“whatsoever things are pure, whatsoever things are lovely, whatsoever things are of good report; if there be any virtue, and if there be any praise, think on these things.” Phillippians 4:8

I don’t really know where to start with Hoot. First off, I’m pretty sure it’s supposed to be for middle schoolers, but the reading level came off more as third or fourth grade for me. Unfortunately, the content matter did not. There was some swearing, bullying, and inappropriate behavior that I wouldn’t want my younger kids reading.

First, I’ll give you a summary. Roy Eberhardt is a middle school student whose family has recently moved to a small town in southern Florida from Montana. His father works for the Department of Justice, and they’ve had to move often because of that job. Roy wasn’t particularly happy with this new move as he loved Montana. He struggles to make friends, and he is bullied mercilessly by a larger kid on his bus.

Eventually, Roy learns that a chain breakfast restaurant is about to build a new location over the burrows of endangered owls. He, along with two new friends, does everything he can to stop what would essentially be the slaughter of the protected species and reveal the restaurant’s cover-up of the crime.

Here’s what I liked: This book is very well written. It tells the story well, and Hiaasen gives depth and realism to his characters. Roy is a pretty responsible kid. He understands a lot about how the real world works - which is a trait that is often unfairly withheld from characters in his age demographic. Middle schoolers obviously don’t know everything, but they usually understand much more than many writers and adults assume. I appreciate how Roy is portrayed.
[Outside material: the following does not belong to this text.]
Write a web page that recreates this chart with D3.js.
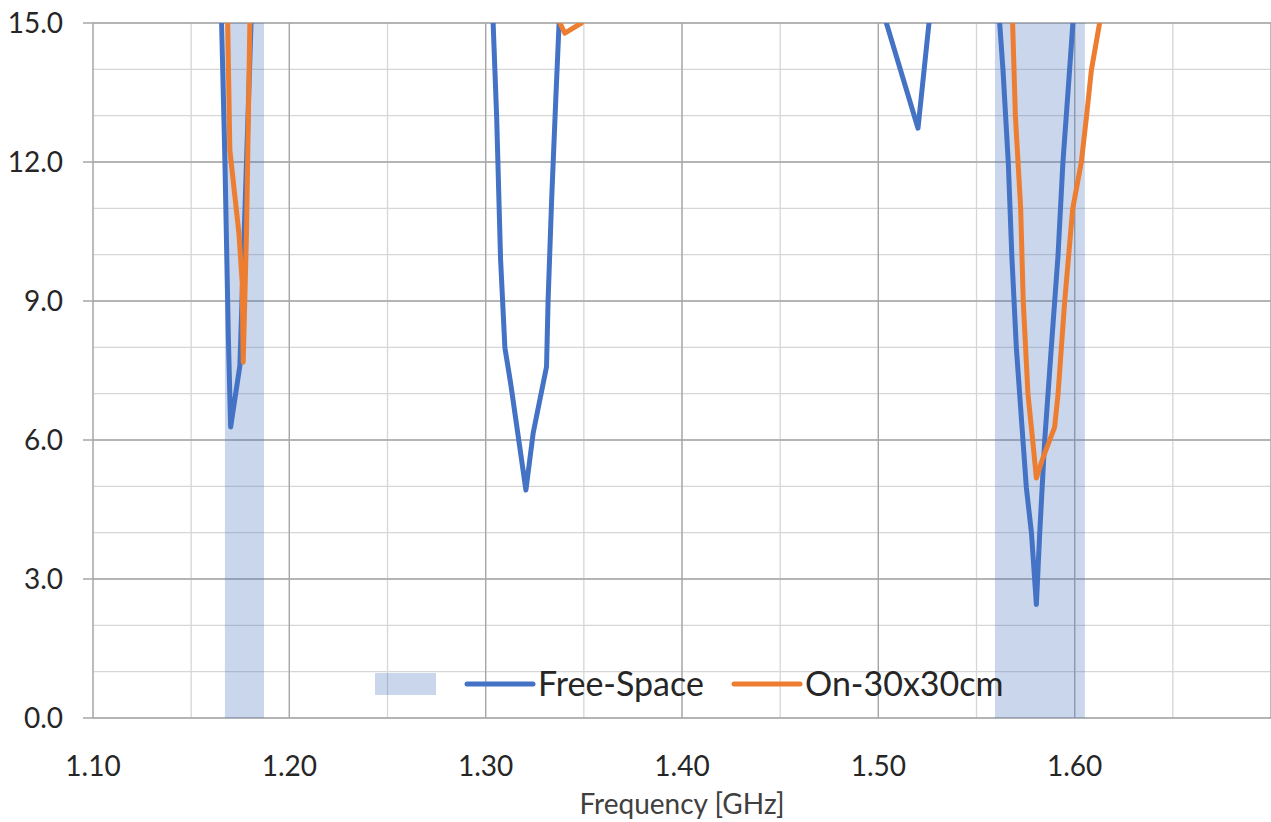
<!DOCTYPE html>
<html>
<head>
<meta charset="utf-8">
<script src="https://cdn.jsdelivr.net/npm/d3@7"></script>
<style>
  body { margin: 0; background: #fff; }
  svg { display: block; }
  text { font-family: Lato, "Open Sans", sans-serif; }
</style>
</head>
<body>
<div id="chart"></div>
<script>
// return loss curves, values above 15 run off the top of the plot and get clipped
const freeFreq = [1.100, 1.140, 1.1630, 1.1655, 1.1672, 1.1689, 1.1701, 1.1748, 1.1805, 1.1822,
  1.230, 1.280, 1.3028, 1.3038, 1.3056, 1.3076, 1.3098, 1.3127, 1.3205, 1.3242, 1.3310, 1.3318,
  1.3336, 1.3357, 1.3374, 1.3388, 1.400, 1.460, 1.4899, 1.5041, 1.5202, 1.5258, 1.5307, 1.545,
  1.5584, 1.5618, 1.5635, 1.5662, 1.5680, 1.5703, 1.5737, 1.5754, 1.5780, 1.5805, 1.5822, 1.5847,
  1.5881, 1.5915, 1.5940, 1.5974, 1.5991, 1.6025, 1.650, 1.700];
const freeRL = [20, 19, 17.5, 15.0, 12.0, 8.3, 6.28, 7.6, 15.0, 17.5,
  21, 20, 17, 15.0, 12.97, 9.89, 7.99, 7.23, 4.92, 6.15, 7.58, 9.02,
  11.18, 13.34, 15.0, 17, 22, 20, 17, 15.0, 12.73, 15.0, 17, 19,
  17, 15.0, 13.98, 11.98, 9.97, 7.99, 5.97, 4.97, 3.99, 2.45, 3.99, 5.97,
  7.99, 9.97, 11.98, 13.98, 15.0, 17, 21, 20];

const onFreq = [1.100, 1.140, 1.1675, 1.1686, 1.1697, 1.1743, 1.1760, 1.1765, 1.1782, 1.1799, 1.1810,
  1.250, 1.320, 1.3360, 1.3378, 1.3403, 1.3488, 1.3500, 1.420, 1.500,
  1.5671, 1.5684, 1.5698, 1.5725, 1.5738, 1.5762, 1.5786, 1.5805, 1.5838, 1.5898, 1.5915,
  1.5949, 1.5990, 1.6034, 1.6060, 1.6085, 1.6127, 1.6243, 1.660, 1.700];
const onRL = [21, 19, 17, 15.0, 12.26, 10.47, 9.39, 7.68, 10.5, 15.0, 17,
  22, 18, 17, 15.0, 14.78, 15.0, 17, 22, 20,
  17, 15.0, 13.0, 11.0, 9.0, 7.0, 6.0, 5.18, 5.61, 6.28, 6.97,
  8.98, 10.99, 12.0, 12.97, 13.98, 15.0, 17, 21, 20];

// shaded bands (GHz)
const bandStart = [1.1672, 1.5594];
const bandEnd = [1.1871, 1.6052];
const bandTop = 15;

const xMajor = [1.10, 1.20, 1.30, 1.40, 1.50, 1.60, 1.70];
const xLabels = ["1.10", "1.20", "1.30", "1.40", "1.50", "1.60"];
const yMajor = [0, 3, 6, 9, 12, 15];
const yLabels = ["0.0", "3.0", "6.0", "9.0", "12.0", "15.0"];

const seriesNames = ["Free-Space", "On-30x30cm"];
const seriesColors = ["#4472c4", "#ed7d31"];

const width = 1271, height = 822;
const margin = {top: 23, right: 0, bottom: 104, left: 93};

const svg = d3.select("#chart").append("svg")
  .attr("width", width)
  .attr("height", height);

const x = d3.scaleLinear().domain([1.10, 1.70]).range([margin.left, width - margin.right]);
const y = d3.scaleLinear().domain([0, 15]).range([height - margin.bottom, margin.top]);

// grid, minor first then major on top
const grid = svg.append("g");
grid.selectAll(".vminor").data(x.ticks(12)).enter().append("line")
  .attr("x1", d => x(d)).attr("x2", d => x(d))
  .attr("y1", y(0)).attr("y2", y(15))
  .attr("stroke", "#d6d6d6").attr("stroke-width", 1.3);
grid.selectAll(".hminor").data(y.ticks(15)).enter().append("line")
  .attr("x1", x(1.10)).attr("x2", x(1.70))
  .attr("y1", d => y(d)).attr("y2", d => y(d))
  .attr("stroke", "#d6d6d6").attr("stroke-width", 1.3);
grid.selectAll(".vmajor").data(xMajor).enter().append("line")
  .attr("x1", d => x(d)).attr("x2", d => x(d))
  .attr("y1", y(0)).attr("y2", y(15))
  .attr("stroke", "#a6a6a6").attr("stroke-width", 1.3);
grid.selectAll(".hmajor").data(yMajor).enter().append("line")
  .attr("x1", x(1.10) - 10).attr("x2", x(1.70))
  .attr("y1", d => y(d)).attr("y2", d => y(d))
  .attr("stroke", "#a6a6a6").attr("stroke-width", 1.3);

svg.append("clipPath").attr("id", "plot")
  .append("rect")
  .attr("x", x(1.10)).attr("y", y(15))
  .attr("width", x(1.70) - x(1.10)).attr("height", y(0) - y(15));

// bands
svg.append("g").selectAll("rect").data(bandStart).enter().append("rect")
  .attr("x", (d, i) => x(d))
  .attr("y", y(bandTop))
  .attr("width", (d, i) => x(bandEnd[i]) - x(d))
  .attr("height", y(0) - y(bandTop))
  .attr("fill", "#4f78bd").attr("fill-opacity", 0.3);

const line = d3.line().x(d => x(d[0])).y(d => y(d[1]));

const series = [d3.zip(freeFreq, freeRL), d3.zip(onFreq, onRL)];
svg.append("g").attr("clip-path", "url(#plot)")
  .selectAll("path").data(series).enter().append("path")
  .attr("d", line)
  .attr("fill", "none")
  .attr("stroke", (d, i) => seriesColors[i])
  .attr("stroke-width", 5)
  .attr("stroke-linejoin", "round")
  .attr("stroke-linecap", "round");

// axis labels
svg.append("g").selectAll("text").data(yMajor).enter().append("text")
  .attr("x", 63).attr("y", d => y(d))
  .attr("dy", "0.36em")
  .attr("text-anchor", "end")
  .attr("font-size", 28)
  .attr("fill", "#262626")
  .text((d, i) => yLabels[i]);

svg.append("g").selectAll("text").data(xLabels).enter().append("text")
  .attr("x", (d, i) => x(xMajor[i])).attr("y", 776)
  .attr("text-anchor", "middle")
  .attr("font-size", 28)
  .attr("fill", "#262626")
  .text(d => d);

svg.append("text")
  .attr("x", (x(1.10) + x(1.70)) / 2).attr("y", 814)
  .attr("text-anchor", "middle")
  .attr("font-size", 28)
  .attr("fill", "#404040")
  .text("Frequency [GHz]");

// legend
const legend = svg.append("g").attr("id", "legend");
legend.append("rect")
  .attr("x", 375).attr("y", 673).attr("width", 61).attr("height", 22)
  .attr("fill", "#4f78bd").attr("fill-opacity", 0.3);

const legendX = [467, 734];
legend.selectAll("line").data(seriesNames).enter().append("line")
  .attr("x1", (d, i) => legendX[i]).attr("x2", (d, i) => legendX[i] + 66)
  .attr("y1", 684).attr("y2", 684)
  .attr("stroke", (d, i) => seriesColors[i])
  .attr("stroke-width", 5)
  .attr("stroke-linecap", "round");
legend.selectAll("text").data(seriesNames).enter().append("text")
  .attr("x", (d, i) => legendX[i] + 71).attr("y", 696)
  .attr("font-size", 34)
  .attr("fill", "#262626")
  .text(d => d);
</script>
</body>
</html>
Here’s what I don’t like: Though well written, I think this book is too simple for a middle schooler. Like I mentioned earlier, this book could easily be read and understood by a third or fourth grader. However, I don’t want my third or fourth grader reading swear words, no matter how “mild” or infrequent (I only noted two uses). I also thought the bullying got a little intense for a younger child. Several times, Roy is hurt and almost knocked unconscious by the bully. Third, though Roy is usually responsible and is a good kid, he does dumb middle school boy things that I wouldn’t want younger kids thinking is appropriate - like mooning someone. Lastly, I didn’t like how much Roy lies to or withholds information from his parents. I get that kids do that, but, as a parent, that is unacceptable to me. I don’t want my kids having an example that justifies lying to parents - because that is exactly what this book does. Roy holds back information, and he explains why he couldn’t tell his parents whatever it was, and it makes sense. An older kid might understand why they should still tell their parents about their problems, but a little kid would just see that sometimes it’s ok to lie to your parents. And I’m not ok with that.

Overall: I would feel comfortable letting a twelve- or thirteen-year-old read this book but no younger. It takes a great approach to problem-solving as Roy tries to figure out how to save the owls without breaking the law. It tells the story in a realistic way that brings Roy and his friends to life. It doesn’t shy away from uncomfortable topics like bullying or parental abuse and neglect - not Roy’s parents. His are great and support their son and care about him. Overall, I liked it a lot, but it’s definitely not for younger kids.